The report includes the number of jobs that would be created in each state under each of the four tax provisions.

The four tax policies are as follows:

  • Cap the value of deductions at 28%:  By capping the value of deductions at 28%, taxpayers with over $200,000 of income would still be able to take all the itemized deductions they want, but the value of their deductions would be no greater than the value enjoyed by middle-class taxpayers. This policy change would generate $333 billion in revenue over the next decade.
  • Raise tax rates on high earners: This policy incorporates President Obama’s proposal to allow the top two brackets to revert to their Clinton-era levels as well as Rep. Jan Schakowsky’s Fairness in Taxation Act, which would adopt five additional brackets, ranging from 45 percent for taxable incomes above $1 million to 49 percent for incomes above $1 billion. The FTA would also eliminate the preferential tax rates on capital gains and dividends. Overall, these proposals would generate roughly $1.5 trillion in revenue over the next decade.

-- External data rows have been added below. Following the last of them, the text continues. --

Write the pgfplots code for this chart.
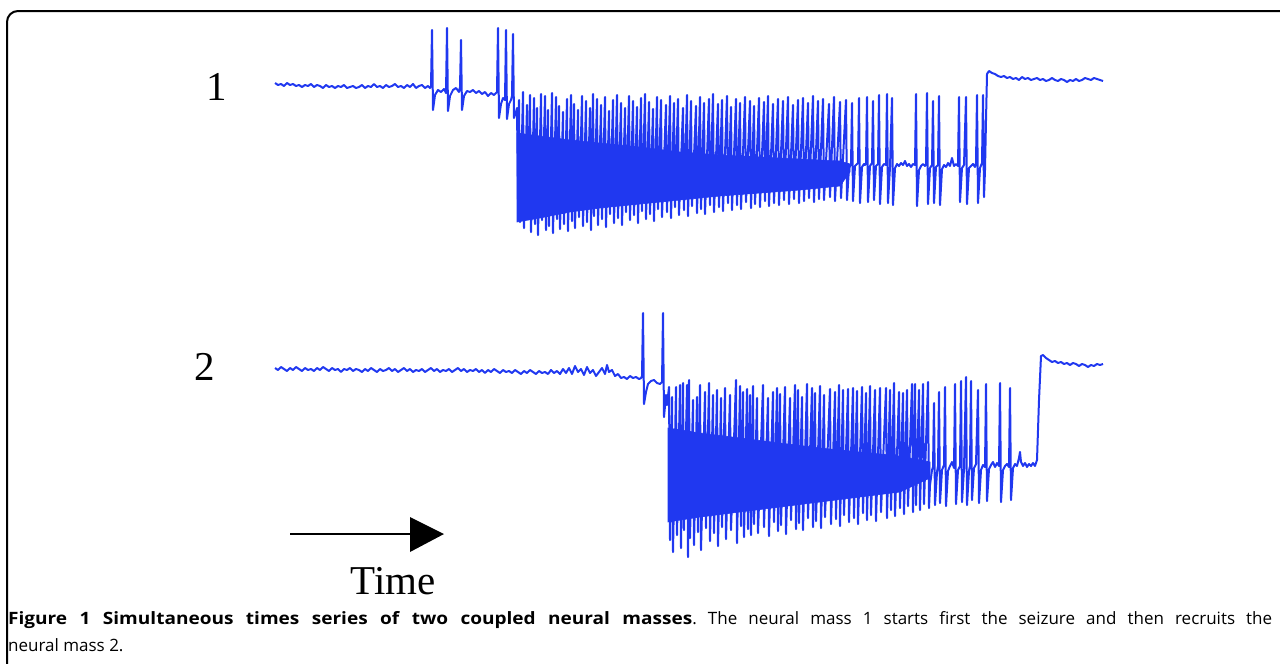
\documentclass[border=0pt]{standalone}
\usepackage{pgfplots}
\pgfplotsset{compat=1.18}
\usepackage{fontspec}
\newfontfamily\capfontb[FakeStretch=1.12]{Open Sans}
\newfontfamily\capfontr{Open Sans}
\newfontfamily\tnr{Liberation Serif}
\definecolor{trace}{RGB}{32,56,240}
\begin{document}
\frenchspacing
\begin{tikzpicture}
\useasboundingbox (0,0) rectangle (1280pt,664pt);
\begin{axis}[at={(0,0)}, anchor=south west, width=1280pt, height=664pt, scale only axis,
  xmin=0, xmax=1280, ymin=0, ymax=664, y dir=reverse, hide axis, clip=false]
% ---- series 1: dense band ----
\addplot[draw=trace, fill=trace, line width=0.6pt] coordinates {
(517,133)(540,136)(570,140)(600,143)(640,147)(680,152)(720,155)(760,157)(800,159)(840,161)(850,164)
(850,172)(840,186)(800,190)(760,193)(720,196)(680,200)(640,204)(600,208)(570,212)(540,218)(517,222)} -- cycle;
% ---- series 1: trace ----
\addplot[trace, line width=2pt, line join=round] coordinates {
(275,83)(278,85)(281,84)(284,86)(287,83)(290,85)(293,84)(296,86)(299,85)(302,87)(305,85)(308,86)(311,84)(314,87)(317,85)(320,86)(323,88)(326,85)(329,87)(332,86)(335,88)(338,86)(341,87)(344,85)(347,88)(350,87)(353,86)(356,88)(359,87)(362,85)(365,88)(368,86)(371,87)(374,84)(377,87)(380,86)(383,88)(386,85)(389,87)(392,86)(395,84)(398,87)(401,86)(404,88)(407,85)(410,87)(413,84)(416,88)(419,86)(422,85)(425,88)(428,86)(430,88)
(431,86)(432,30)(433,110)(435,95)(438,90)(441,92)(444,89)(446,93)(447,28)(448,111)(450,96)(453,90)(456,88)(459,92)(460,87)(461,40)(462,110)(464,96)(467,91)(470,92)(473,90)(476,93)(479,91)(482,94)(485,92)(488,96)(491,93)(494,95)(497,92)(498,28)(499,118)(501,104)(503,98)(505,100)(506,30)(507,119)(509,104)(511,100)(512,96)(513,34)(514,118)(516,112)(517,108)(518,200)
(519,100)(520,222)(523,92)(524,228)(527,105)(528,218)(530,95)(531,232)(534,98)(535,224)(537,108)(538,235)(541,94)(542,220)(545,96)(546,230)(548,110)(549,226)(552,93)(553,233)(556,97)(557,219)(559,106)(560,229)(563,112)(564,224)(567,99)(568,231)(571,95)(572,221)(574,104)(575,228)(578,110)(579,217)(582,96)(583,226)(586,101)(587,222)(590,108)(591,230)(593,94)(594,216)(597,99)(598,225)(601,105)(602,219)(605,97)(606,227)(609,111)(610,214)(613,100)(614,223)(617,95)(618,218)(621,103)(622,225)(625,108)(626,212)(629,96)(630,220)(633,101)(634,215)(637,107)(638,223)(641,98)(642,211)(645,94)(646,219)(649,102)(650,214)(653,109)(654,221)(657,97)(658,209)(661,100)(662,217)(666,105)(667,212)(670,96)(671,218)(674,103)(675,207)(678,99)(679,215)(683,108)(684,210)(687,95)(688,216)(691,101)(692,206)(696,106)(697,213)(700,97)(701,209)(704,103)(705,214)(709,99)(710,205)(713,94)(714,212)(718,104)(719,207)(722,100)(723,211)(727,96)(728,203)(731,107)(732,210)(736,99)(737,205)(740,103)(741,209)(745,97)(746,202)(750,101)(751,208)(754,106)(755,204)(759,98)(760,207)(764,102)(765,201)(768,96)(769,206)(773,104)(774,203)(778,99)(779,205)(783,101)(784,200)(788,97)(789,204)(793,105)(794,199)(798,100)(799,203)(803,98)(804,201)(808,103)(809,198)(813,96)(814,202)(818,101)(819,199)(823,99)(824,200)(829,104)(830,197)(834,97)(835,201)(840,102)(841,198)(846,100)(847,200)(849,168)
(851,164)(852,103)(853,201)(855,166)(857,164)(858,163)(859,98)(860,203)(862,167)(864,164)(865,165)(866,163)(867,97)(868,202)(870,166)(872,163)(873,101)(874,200)(876,166)(878,164)(879,95)(880,204)(882,167)(884,164)(886,165)(887,94)(888,203)(890,167)(892,98)(893,205)(895,168)(897,164)(899,166)(901,163)(903,165)(905,161)(907,166)(909,164)(911,167)(913,164)(915,165)
(916,94)(917,206)(919,170)(921,166)(923,164)(925,166)(926,164)(927,93)(928,204)(930,168)(932,165)(933,101)(934,203)(936,167)(938,165)(939,96)(940,205)(942,169)(944,165)(946,167)(948,163)(950,166)(952,158)(954,166)(956,164)(958,166)(959,97)(960,202)(962,168)(964,165)(966,97)(967,204)(969,168)(971,166)(973,164)(975,167)(976,163)(977,95)(978,203)(980,168)(982,163)
(983,95)(984,197)(985,170)(986,120)(987,74)(989,71)(992,73)(995,74)(998,76)(1001,77)(1004,76)(1007,78)(1010,77)(1013,79)(1016,78)(1019,80)(1022,77)(1025,79)(1028,78)(1031,80)(1034,79)(1037,78)(1040,80)(1043,79)(1046,81)(1049,80)(1052,78)(1055,80)(1058,81)(1061,79)(1064,80)(1067,82)(1070,80)(1073,81)(1076,79)(1079,81)(1082,80)(1085,78)(1088,79)(1091,80)(1094,78)(1097,79)(1100,80)(1103,81)};
% ---- series 2: dense band ----
\addplot[draw=trace, fill=trace, line width=0.6pt] coordinates {
(668,428)(700,433)(740,438)(780,443)(820,448)(860,452)(900,456)(930,462)
(930,478)(900,492)(860,497)(820,502)(780,507)(740,512)(700,517)(668,522)} -- cycle;
% ---- series 2: trace ----
\addplot[trace, line width=2pt, line join=round] coordinates {
(275,368)(278,370)(281,367)(284,369)(287,371)(290,368)(293,370)(296,367)(299,369)(302,371)(305,368)(308,370)(311,369)(314,371)(317,368)(320,370)(323,367)(326,369)(329,371)(332,368)(335,370)(338,369)(341,372)(344,369)(347,370)(350,368)(353,371)(356,369)(359,370)(362,372)(365,369)(368,371)(371,368)(374,370)(377,372)(380,369)(383,371)(386,370)(389,368)(392,371)(395,369)(398,372)(401,370)(404,368)(407,371)(410,369)(413,372)(416,370)(419,371)(422,369)(425,372)(428,370)(431,368)(434,371)(437,369)(440,372)(443,370)(446,371)(449,369)(452,372)(455,370)(458,368)(461,371)(464,369)(467,372)(470,370)(473,371)(476,369)(479,372)(482,370)(485,373)(488,370)(491,372)(494,369)(497,371)(500,373)(503,370)(506,372)(509,371)(512,373)(515,370)(518,372)(521,374)(524,371)(527,373)(530,370)(533,372)(536,374)(539,371)(542,373)(545,372)(548,374)(551,370)(554,373)(557,371)(560,374)(563,369)(566,373)(569,368)(572,374)(575,366)(578,372)(581,369)(584,375)(587,367)(590,373)(593,370)(596,376)(599,372)(602,368)(605,374)(607,365)(609,372)(612,370)(615,376)(618,374)(621,378)(624,377)(627,379)(630,376)(633,378)(636,377)(639,379)(641,378)
(642,376)(643,313)(644,404)(646,392)(648,384)(651,381)(654,380)(657,383)(660,384)(662,382)(663,313)(664,417)(666,395)(667,405)
(669,387)(670,540)(672,397)(673,552)(676,387)(677,535)(680,385)(681,548)(683,383)(684,530)(687,385)(688,557)(689,380)(690,538)(693,400)(694,545)(697,397)(698,532)(700,385)(701,550)(705,392)(706,528)(709,383)(710,541)(713,395)(714,533)(717,390)(718,546)(721,398)(722,527)(725,388)(726,539)(730,395)(731,530)(736,380)(737,543)(740,386)(741,526)(743,392)(744,537)(747,389)(748,529)(750,395)(751,535)(753,386)(754,524)(757,398)(758,533)(763,385)(764,527)(768,398)(769,536)(773,392)(774,522)(777,388)(778,531)(780,394)(781,525)(785,387)(786,534)(790,398)(791,520)(795,385)(796,529)(798,390)(799,523)(802,397)(803,530)(807,384)(808,518)(812,388)(813,527)(815,393)(816,521)(820,386)(821,528)(824,395)(825,517)(830,389)(831,524)(835,392)(836,519)(839,385)(840,526)(843,390)(844,515)(848,389)(849,522)(853,388)(854,518)(857,391)(858,524)(862,387)(863,513)(866,393)(867,520)(870,386)(871,515)(875,390)(876,521)(880,388)(881,512)(886,388)(887,518)(890,390)(891,510)(894,383)(895,516)(899,392)(900,508)(903,393)(904,514)(907,390)(908,506)(912,384)(913,512)(915,384)(916,505)(919,390)(920,510)(923,384)(924,504)(928,382)(929,508)
(930,485)(932,470)(933,467)(934,403)(935,505)(937,472)(938,466)(939,392)(940,503)(942,470)(944,465)(945,387)(946,506)(948,471)(950,466)(952,462)(954,468)(955,384)(956,504)(958,470)(960,466)(961,381)(962,502)(964,469)(966,377)(967,505)(969,471)(970,466)(971,381)(972,500)(974,468)(976,464)(978,390)(979,503)(981,470)(983,465)(985,467)(986,384)(987,501)(989,469)(991,465)(993,462)(995,467)(997,463)(999,466)(1000,383)(1001,502)(1003,470)(1005,466)(1007,464)(1009,467)
(1010,388)(1011,500)(1013,468)(1015,464)(1017,466)(1019,458)(1020,452)(1021,462)(1023,466)(1025,463)(1027,467)(1029,464)(1031,466)(1033,463)(1035,466)(1037,460)(1039,400)(1041,356)(1043,355)(1046,358)(1049,360)(1052,362)(1055,361)(1058,363)(1061,362)(1064,364)(1067,363)(1070,365)(1073,363)(1076,364)(1079,366)(1082,364)(1085,365)(1088,367)(1091,365)(1094,366)(1097,364)(1100,365)(1103,364)};
% ---- frame, labels, arrow, caption ----
\draw[line width=2pt, rounded corners=11pt] (axis cs:7,664) -- (axis cs:7,11) -- (axis cs:1280,11);
\node[anchor=base, font=\tnr\fontsize{41}{41}\selectfont, inner sep=0pt] at (axis cs:217,100) {1};
\node[anchor=base, font=\tnr\fontsize{41}{41}\selectfont, inner sep=0pt] at (axis cs:205,380) {2};
\node[anchor=base, font=\tnr\fontsize{41}{41}\selectfont, inner sep=0pt] at (axis cs:393,594) {Time};
\draw[line width=2.7pt] (axis cs:290,534) -- (axis cs:412,534);
\fill (axis cs:410,517) -- (axis cs:444,534) -- (axis cs:410,552) -- cycle;
\node[anchor=base west, inner sep=0pt] at (axis cs:8,624)
  {\makebox[1264pt][s]{\capfontb\fontsize{17}{22}\selectfont\bfseries Figure 1 Simultaneous times series of two coupled neural masses\capfontr\fontsize{17}{22}\selectfont\mdseries. The neural mass 1 starts first the seizure and then recruits the}};
\node[anchor=base west, inner sep=0pt, font=\capfontr\fontsize{17}{22}\selectfont] at (axis cs:8,651) {neural mass 2.};
\end{axis}
\end{tikzpicture}
\end{document}
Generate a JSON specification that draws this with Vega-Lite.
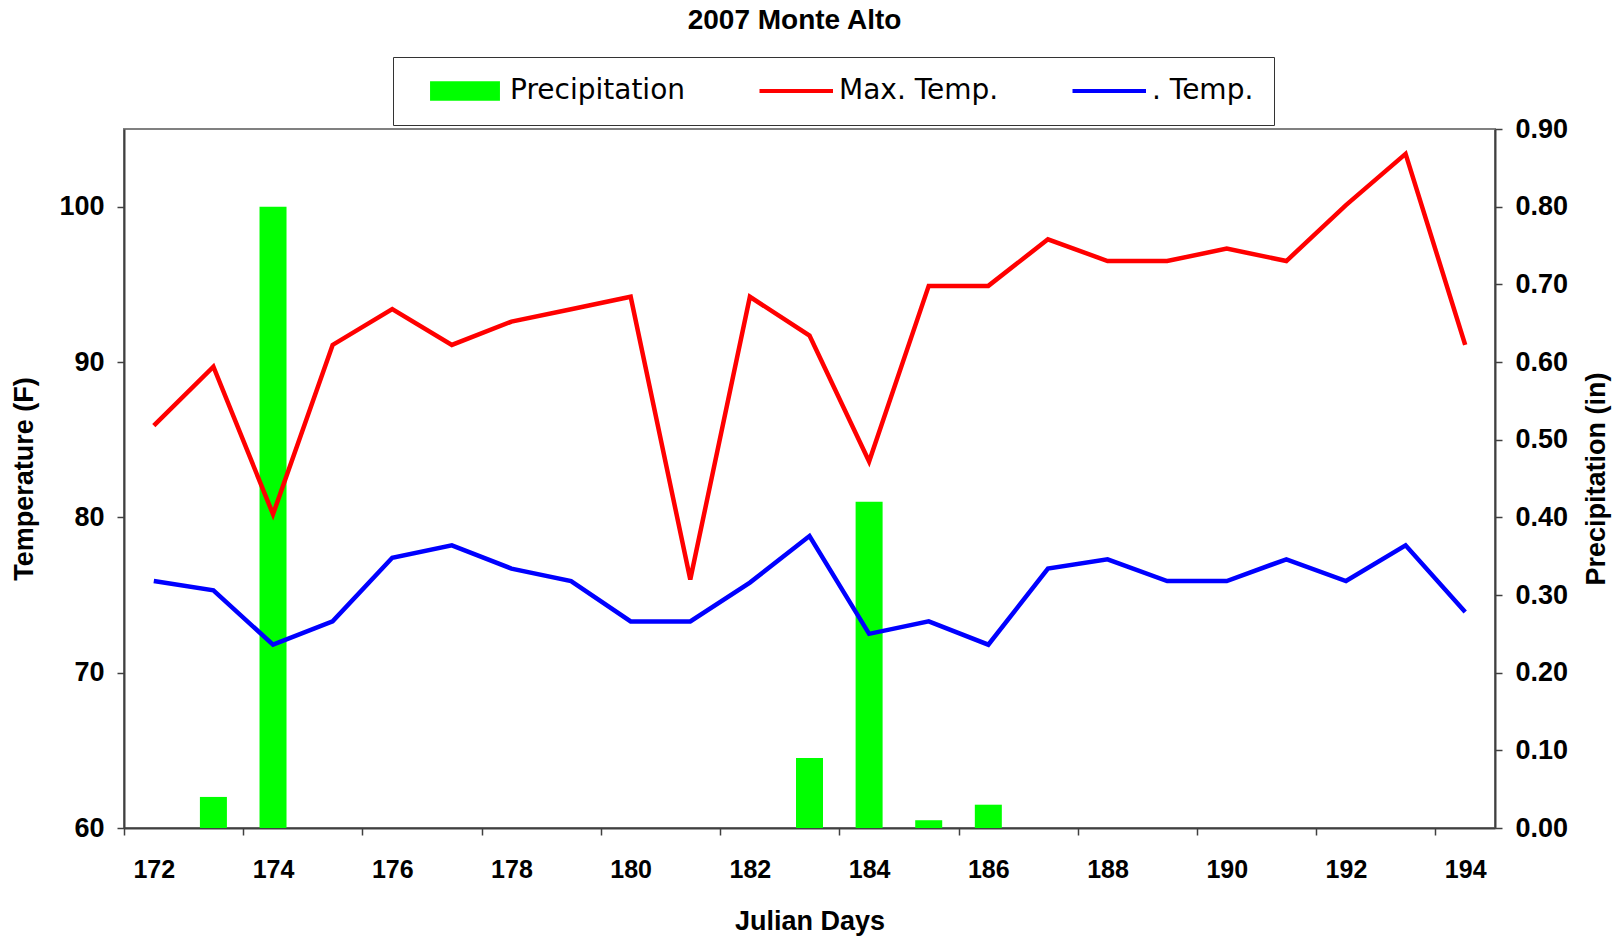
{
  "$schema": "https://vega.github.io/schema/vega-lite/v6.json",
  "autosize": {"type": "none"},
  "width": 1371,
  "height": 699,
  "padding": {"left": 124, "top": 129, "right": 122, "bottom": 108},
  "background": "white",
  "title": {
    "text": "2007 Monte Alto",
    "font": "Liberation Sans",
    "fontSize": 28,
    "fontWeight": "bold",
    "color": "black",
    "anchor": "middle",
    "frame": "group",
    "baseline": "alphabetic",
    "dx": -15,
    "offset": 0
  },
  "datasets": {
    "precip": [
      {"day": 173, "precip": 0.04},
      {"day": 174, "precip": 0.80},
      {"day": 183, "precip": 0.09},
      {"day": 184, "precip": 0.42},
      {"day": 185, "precip": 0.01},
      {"day": 186, "precip": 0.03}
    ],
    "temps": [
      {"day": 172, "series": "Max. Temp.", "temp": 85.9},
      {"day": 173, "series": "Max. Temp.", "temp": 89.7},
      {"day": 174, "series": "Max. Temp.", "temp": 80.2},
      {"day": 175, "series": "Max. Temp.", "temp": 91.1},
      {"day": 176, "series": "Max. Temp.", "temp": 93.4},
      {"day": 177, "series": "Max. Temp.", "temp": 91.1},
      {"day": 178, "series": "Max. Temp.", "temp": 92.6},
      {"day": 179, "series": "Max. Temp.", "temp": 93.4},
      {"day": 180, "series": "Max. Temp.", "temp": 94.2},
      {"day": 181, "series": "Max. Temp.", "temp": 76.0},
      {"day": 182, "series": "Max. Temp.", "temp": 94.2},
      {"day": 183, "series": "Max. Temp.", "temp": 91.7},
      {"day": 184, "series": "Max. Temp.", "temp": 83.6},
      {"day": 185, "series": "Max. Temp.", "temp": 94.9},
      {"day": 186, "series": "Max. Temp.", "temp": 94.9},
      {"day": 187, "series": "Max. Temp.", "temp": 97.9},
      {"day": 188, "series": "Max. Temp.", "temp": 96.5},
      {"day": 189, "series": "Max. Temp.", "temp": 96.5},
      {"day": 190, "series": "Max. Temp.", "temp": 97.3},
      {"day": 191, "series": "Max. Temp.", "temp": 96.5},
      {"day": 192, "series": "Max. Temp.", "temp": 100.1},
      {"day": 193, "series": "Max. Temp.", "temp": 103.4},
      {"day": 194, "series": "Max. Temp.", "temp": 91.1},
      {"day": 172, "series": ". Temp.", "temp": 75.9},
      {"day": 173, "series": ". Temp.", "temp": 75.3},
      {"day": 174, "series": ". Temp.", "temp": 71.8},
      {"day": 175, "series": ". Temp.", "temp": 73.3},
      {"day": 176, "series": ". Temp.", "temp": 77.4},
      {"day": 177, "series": ". Temp.", "temp": 78.2},
      {"day": 178, "series": ". Temp.", "temp": 76.7},
      {"day": 179, "series": ". Temp.", "temp": 75.9},
      {"day": 180, "series": ". Temp.", "temp": 73.3},
      {"day": 181, "series": ". Temp.", "temp": 73.3},
      {"day": 182, "series": ". Temp.", "temp": 75.8},
      {"day": 183, "series": ". Temp.", "temp": 78.8},
      {"day": 184, "series": ". Temp.", "temp": 72.5},
      {"day": 185, "series": ". Temp.", "temp": 73.3},
      {"day": 186, "series": ". Temp.", "temp": 71.8},
      {"day": 187, "series": ". Temp.", "temp": 76.7},
      {"day": 188, "series": ". Temp.", "temp": 77.3},
      {"day": 189, "series": ". Temp.", "temp": 75.9},
      {"day": 190, "series": ". Temp.", "temp": 75.9},
      {"day": 191, "series": ". Temp.", "temp": 77.3},
      {"day": 192, "series": ". Temp.", "temp": 75.9},
      {"day": 193, "series": ". Temp.", "temp": 78.2},
      {"day": 194, "series": ". Temp.", "temp": 73.9}
    ]
  },
  "layer": [
    {
      "data": {"name": "precip"},
      "mark": {"type": "bar", "size": 27},
      "encoding": {
        "x": {
          "field": "day", "type": "quantitative",
          "scale": {"domain": [171.5, 194.5], "nice": false, "zero": false, "padding": 0},
          "axis": {
            "title": "Julian Days",
            "values": [171.5, 172, 173.5, 174, 175.5, 176, 177.5, 178, 179.5, 180, 181.5, 182, 183.5, 184, 185.5, 186, 187.5, 188, 189.5, 190, 191.5, 192, 193.5, 194],
            "labelExpr": "datum.value % 2 == 0 ? format(datum.value, 'd') : ''",
            "labelOverlap": false,
            "tickOpacity": {"condition": {"test": "datum.value % 1 != 0", "value": 1}, "value": 0},
            "tickSize": 7,
            "labelPadding": 22,
            "labelFontSize": 25,
            "titlePadding": 26
          }
        },
        "y": {
          "field": "precip", "type": "quantitative",
          "scale": {"domain": [0, 0.9], "nice": false},
          "axis": {
            "orient": "right",
            "title": "Precipitation (in)",
            "titleAngle": -90,
            "titleBaseline": "top",
            "values": [0, 0.1, 0.2, 0.3, 0.4, 0.5, 0.6, 0.7, 0.8, 0.9],
            "format": ".2f",
            "tickSize": 7,
            "labelPadding": 13,
            "labelFontSize": 27,
            "titlePadding": 16
          }
        },
        "color": {"datum": "Precipitation"}
      }
    },
    {
      "data": {"name": "temps"},
      "mark": {"type": "line", "strokeWidth": 4.5},
      "encoding": {
        "x": {"field": "day", "type": "quantitative"},
        "y": {
          "field": "temp", "type": "quantitative",
          "scale": {"domain": [60, 105], "nice": false, "zero": false},
          "axis": {
            "orient": "left",
            "title": "Temperature (F)",
            "values": [60, 70, 80, 90, 100],
            "format": "d",
            "tickSize": 7,
            "labelPadding": 13,
            "labelFontSize": 27,
            "titlePadding": 20
          }
        },
        "color": {
          "field": "series", "type": "nominal",
          "scale": {"domain": ["Precipitation", "Max. Temp.", ". Temp."], "range": ["#00ff00", "#ff0000", "#0000ff"]},
          "legend": {
            "title": null,
            "orient": "none",
            "legendX": 269,
            "legendY": -72,
            "direction": "horizontal",
            "columns": 3,
            "columnPadding": 56,
            "symbolSize": 900,
            "symbolOffset": 38,
            "labelOffset": 31,
            "padding": 20,
            "strokeColor": "#333333",
            "fillColor": "white",
            "labelFont": "DejaVu Sans",
            "labelFontSize": 28,
            "labelColor": "black",
            "labelLimit": 500,
            "symbolStrokeWidth": 4,
            "encode": {
              "symbols": {
                "update": {
                  "shape": {"signal": "datum.value === 'Precipitation' ? 'M-2.33,-0.65H2.33V0.65H-2.33Z' : 'M-2.3,0H2.6'"},
                  "fill": {"signal": "datum.value === 'Precipitation' ? '#00ff00' : 'transparent'"},
                  "stroke": {"signal": "datum.value === 'Precipitation' ? 'transparent' : (datum.value === 'Max. Temp.' ? '#ff0000' : '#0000ff')"},
                  "strokeWidth": {"signal": "datum.value === 'Precipitation' ? 0 : 4"},
                  "opacity": {"value": 1}
                }
              }
            }
          }
        }
      }
    }
  ],
  "resolve": {"scale": {"y": "independent"}, "axis": {"y": "independent"}},
  "config": {
    "view": {"stroke": "#808080", "strokeWidth": 2},
    "axis": {
      "grid": false,
      "domainColor": "#404040",
      "domainWidth": 2,
      "tickColor": "#404040",
      "tickWidth": 1.5,
      "labelFont": "Liberation Sans",
      "labelFontWeight": "bold",
      "labelColor": "black",
      "titleFont": "Liberation Sans",
      "titleFontWeight": "bold",
      "titleFontSize": 27,
      "titleColor": "black"
    }
  }
}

  • Close corporate loopholes: Adopting the reforms to the U.S. international tax system proposed in President Obama’s fiscal year 2013 budget—reforms that largely target international corporate tax avoidance—would raise $168 billion over the next decade.
  • Adopt financial transactions tax: By levying a small tax on the sales of financial products, large sums of revenue could be raised in a progressive manner while dampening volatility and without distorting productive economic activity. The Congressional Progressive Caucus’s version of the FTT would raise $849 billion over the next decade.